Something about that kick in the backside broke the mental block. We watched a couple of key transitions in the film. We had them all cut, pictures working beautifully, but somehow I had just not been able to find the right words. Suddenly they came.
I had been determined to make a film about doubt and uncertainty in the world, and its value, vital necessity even, in our thinking. But you have to express the value of that doubt and uncertainty, clearly and exactly. What I hope we made is a film about the beauty and value of Dubito and Credo Ergo Sum.
Temet nosce
More latin from a smart arse.
Thought creates an image of the world. Then thought worships the image it created...or is it belief, or doubt.
Finally starting to catch up with myself after the move & the above is my favourite of the trilogy. Great rant too & the twice shown tree shot is very beautiful as is the whole show.
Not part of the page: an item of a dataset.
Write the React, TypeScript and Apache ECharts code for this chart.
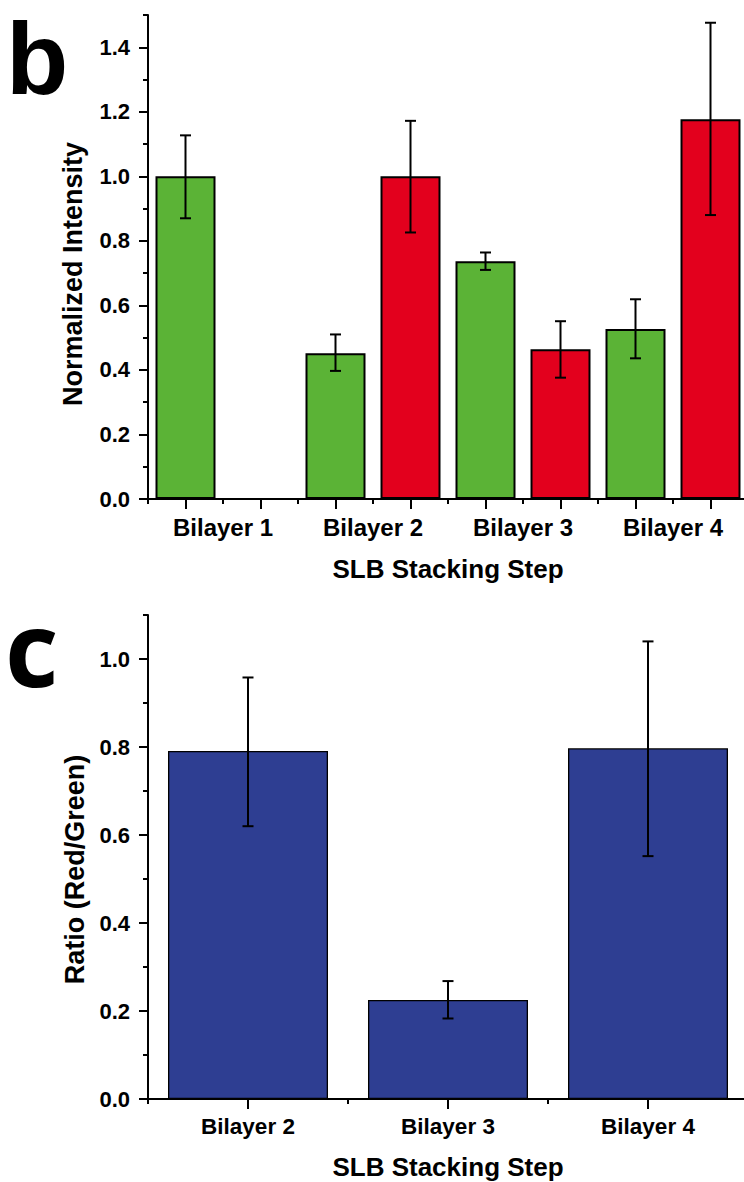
import React, { useEffect, useRef } from "react";
import * as echarts from "echarts";

// ---- Panel b data ----
const groupLabels = ["Bilayer 1", "Bilayer 2", "Bilayer 3", "Bilayer 4"];
const greenMean = [1.0, 0.452, 0.737, 0.527];
const greenErrLow = [0.87, 0.397, 0.71, 0.436];
const greenErrHigh = [1.127, 0.51, 0.764, 0.619];
const redMean: (number | null)[] = [null, 1.0, 0.464, 1.177];
const redErrLow: (number | null)[] = [null, 0.826, 0.376, 0.88];
const redErrHigh: (number | null)[] = [null, 1.172, 0.551, 1.476];
const topMajorTicks = [0, 0.2, 0.4, 0.6, 0.8, 1.0, 1.2, 1.4];
const topMinorTicks = [0.1, 0.3, 0.5, 0.7, 0.9, 1.1, 1.3, 1.5];

// ---- Panel c data ----
const ratioLabels = ["Bilayer 2", "Bilayer 3", "Bilayer 4"];
const ratioMean = [0.791, 0.225, 0.797];
const ratioErrLow = [0.62, 0.183, 0.552];
const ratioErrHigh = [0.958, 0.268, 1.04];
const botMajorTicks = [0, 0.2, 0.4, 0.6, 0.8, 1.0];
const botMinorTicks = [0.1, 0.3, 0.5, 0.7, 0.9, 1.1];

const GREEN = "#5bb336";
const RED = "#e3001d";
const BLUE = "#2e3e92";
const FONT = "Liberation Sans, Arial, sans-serif";

export default function App() {
  const ref = useRef<HTMLDivElement>(null);
  useEffect(() => {
    if (!ref.current) return;
    const chart = echarts.init(ref.current, undefined, { renderer: "svg" });

    // slots: green then red for each group
    const slots: string[] = [];
    groupLabels.forEach((g) => {
      slots.push(g + " green");
      slots.push(g + " red");
    });
    const greenData: any[] = [];
    const redData: any[] = [];
    const errTop: any[] = [];
    groupLabels.forEach((_, i) => {
      greenData.push(greenMean[i]);
      greenData.push("-");
      redData.push("-");
      redData.push(redMean[i] == null ? "-" : redMean[i]);
      errTop.push([2 * i, greenErrLow[i], greenErrHigh[i]]);
      if (redMean[i] != null) errTop.push([2 * i + 1, redErrLow[i], redErrHigh[i]]);
    });
    const errBot = ratioLabels.map((_, i) => [i, ratioErrLow[i], ratioErrHigh[i]]);

    const errRender = (half: number) => (params: any, api: any) => {
      const x = api.value(0);
      const lo = api.coord([x, api.value(1)]);
      const hi = api.coord([x, api.value(2)]);
      const st = { stroke: "#000", lineWidth: 2 };
      return {
        type: "group",
        children: [
          { type: "line", shape: { x1: lo[0], y1: lo[1], x2: hi[0], y2: hi[1] }, style: st },
          { type: "line", shape: { x1: lo[0] - half, y1: lo[1], x2: lo[0] + half, y2: lo[1] }, style: st },
          { type: "line", shape: { x1: hi[0] - half, y1: hi[1], x2: hi[0] + half, y2: hi[1] }, style: st },
        ],
      };
    };

    const axisLineStyle = { color: "#000", width: 2 };
    const tickLine = { color: "#000", width: 2 };
    const labelStyle = (size: number) => ({
      color: "#000",
      fontFamily: FONT,
      fontWeight: "bold" as const,
      fontSize: size,
    });

    const option: any = {
      animation: false,
      grid: [
        { left: 148, top: 15, width: 600, height: 484, outerBoundsMode: "none", containLabel: false },
        { left: 148, top: 615, width: 600, height: 484, outerBoundsMode: "none", containLabel: false },
      ],
      xAxis: [
        {
          gridIndex: 0,
          type: "category",
          position: "bottom",
          data: slots,
          axisLine: { lineStyle: axisLineStyle },
          axisTick: { show: true, interval: 0, length: 5, lineStyle: tickLine },
          axisLabel: { show: false },
        },
        {
          gridIndex: 0,
          type: "category",
          position: "bottom",
          data: slots,
          axisLine: { show: false },
          axisTick: { show: true, interval: 0, alignWithLabel: true, length: 10, lineStyle: tickLine },
          axisLabel: { show: false },
        },
        {
          gridIndex: 0,
          type: "category",
          position: "bottom",
          data: groupLabels,
          axisLine: { show: false },
          axisTick: { show: false },
          axisLabel: { ...labelStyle(24), margin: 16, interval: 0 },
          name: "SLB Stacking Step",
          nameLocation: "middle",
          nameGap: 57,
          nameTextStyle: labelStyle(26),
        },
        {
          gridIndex: 1,
          type: "category",
          position: "bottom",
          data: ratioLabels,
          axisLine: { lineStyle: axisLineStyle },
          axisTick: { show: true, interval: 0, length: 5, lineStyle: tickLine },
          axisLabel: { show: false },
        },
        {
          gridIndex: 1,
          type: "category",
          position: "bottom",
          data: ratioLabels,
          axisLine: { show: false },
          axisTick: { show: true, interval: 0, alignWithLabel: true, length: 10, lineStyle: tickLine },
          axisLabel: { ...labelStyle(22.5), margin: 16, interval: 0 },
          name: "SLB Stacking Step",
          nameLocation: "middle",
          nameGap: 55,
          nameTextStyle: labelStyle(26),
        },
      ],
      yAxis: [
        {
          gridIndex: 0,
          type: "value",
          position: "left",
          min: 0,
          max: 1.5,
          axisLine: { show: true, lineStyle: axisLineStyle },
          axisTick: { show: true, length: 9, lineStyle: tickLine, customValues: topMajorTicks },
          axisLabel: {
            ...labelStyle(22),
            margin: 18,
            customValues: topMajorTicks,
            formatter: (v: number) => v.toFixed(1),
          },
          splitLine: { show: false },
          name: "Normalized Intensity",
          nameLocation: "middle",
          nameGap: 62,
          nameTextStyle: { ...labelStyle(27), padding: [0, 34, 0, 0] },
        },
        {
          gridIndex: 0,
          type: "value",
          position: "left",
          min: 0,
          max: 1.5,
          axisLine: { show: false },
          axisTick: { show: true, length: 5, lineStyle: tickLine, customValues: topMinorTicks },
          axisLabel: { show: false },
          splitLine: { show: false },
        },
        {
          gridIndex: 1,
          type: "value",
          position: "left",
          min: 0,
          max: 1.1,
          axisLine: { show: true, lineStyle: axisLineStyle },
          axisTick: { show: true, length: 9, lineStyle: tickLine, customValues: botMajorTicks },
          axisLabel: {
            ...labelStyle(22),
            margin: 18,
            customValues: botMajorTicks,
            formatter: (v: number) => v.toFixed(1),
          },
          splitLine: { show: false },
          name: "Ratio (Red/Green)",
          nameLocation: "middle",
          nameGap: 60,
          nameTextStyle: { ...labelStyle(27), padding: [0, 25, 0, 0] },
        },
        {
          gridIndex: 1,
          type: "value",
          position: "left",
          min: 0,
          max: 1.1,
          axisLine: { show: false },
          axisTick: { show: true, length: 5, lineStyle: tickLine, customValues: botMinorTicks },
          axisLabel: { show: false },
          splitLine: { show: false },
        },
      ],
      series: [
        {
          type: "bar",
          xAxisIndex: 0,
          yAxisIndex: 0,
          data: greenData,
          barWidth: "80%",
          barGap: "-100%",
          itemStyle: { color: GREEN, borderColor: "#000", borderWidth: 2 },
        },
        {
          type: "bar",
          xAxisIndex: 0,
          yAxisIndex: 0,
          data: redData,
          barWidth: "80%",
          barGap: "-100%",
          itemStyle: { color: RED, borderColor: "#000", borderWidth: 2 },
        },
        {
          type: "custom",
          xAxisIndex: 0,
          yAxisIndex: 0,
          data: errTop,
          encode: { x: 0, y: [1, 2] },
          renderItem: errRender(5.5),
          z: 5,
        },
        {
          type: "bar",
          xAxisIndex: 3,
          yAxisIndex: 2,
          data: ratioMean,
          barWidth: "80%",
          itemStyle: { color: BLUE, borderColor: "#000", borderWidth: 1.3 },
        },
        {
          type: "custom",
          xAxisIndex: 3,
          yAxisIndex: 2,
          data: errBot,
          encode: { x: 0, y: [1, 2] },
          renderItem: errRender(5.5),
          z: 5,
        },
      ],
      graphic: [
        {
          type: "text",
          x: 6,
          y: 59,
          style: {
            text: "b",
            fill: "#000",
            fontSize: 102,
            fontWeight: "bold",
            fontFamily: "Liberation Sans, Arial, sans-serif",
            verticalAlign: "middle",
            align: "left",
          },
        },
        {
          type: "text",
          x: 5,
          y: 646,
          style: {
            text: "c",
            fill: "#000",
            fontSize: 104,
            fontWeight: "bold",
            fontFamily: "Open Sans, sans-serif",
            verticalAlign: "middle",
            align: "left",
          },
        },
      ],
    };
    chart.setOption(option);
    return () => chart.dispose();
  }, []);
  return (
    <div
      ref={ref}
      style={{ position: "absolute", left: 0, top: 0, width: 744, height: 1182, background: "#fff" }}
    />
  );
}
Maybe it's because I'm an old geezer who life has kicked around the floor a good few times resulting in me not being certain about anything very much except for knowing who & what I love. All of this old fools days dealt hands of cards appear to contain a joker, but it would be incredibly boring if they didn't. - perhaps certainty is a sign of a sheltered life.
My NDE aside which was Godless, I will stick with Woody Allen's Dad's position in the film Hannah & her sisters - paraphrasing - " When I'm dead I will be unconscious, if not I will deal with it then ". Hopefully a good way off as I am needed, always busy & never bored.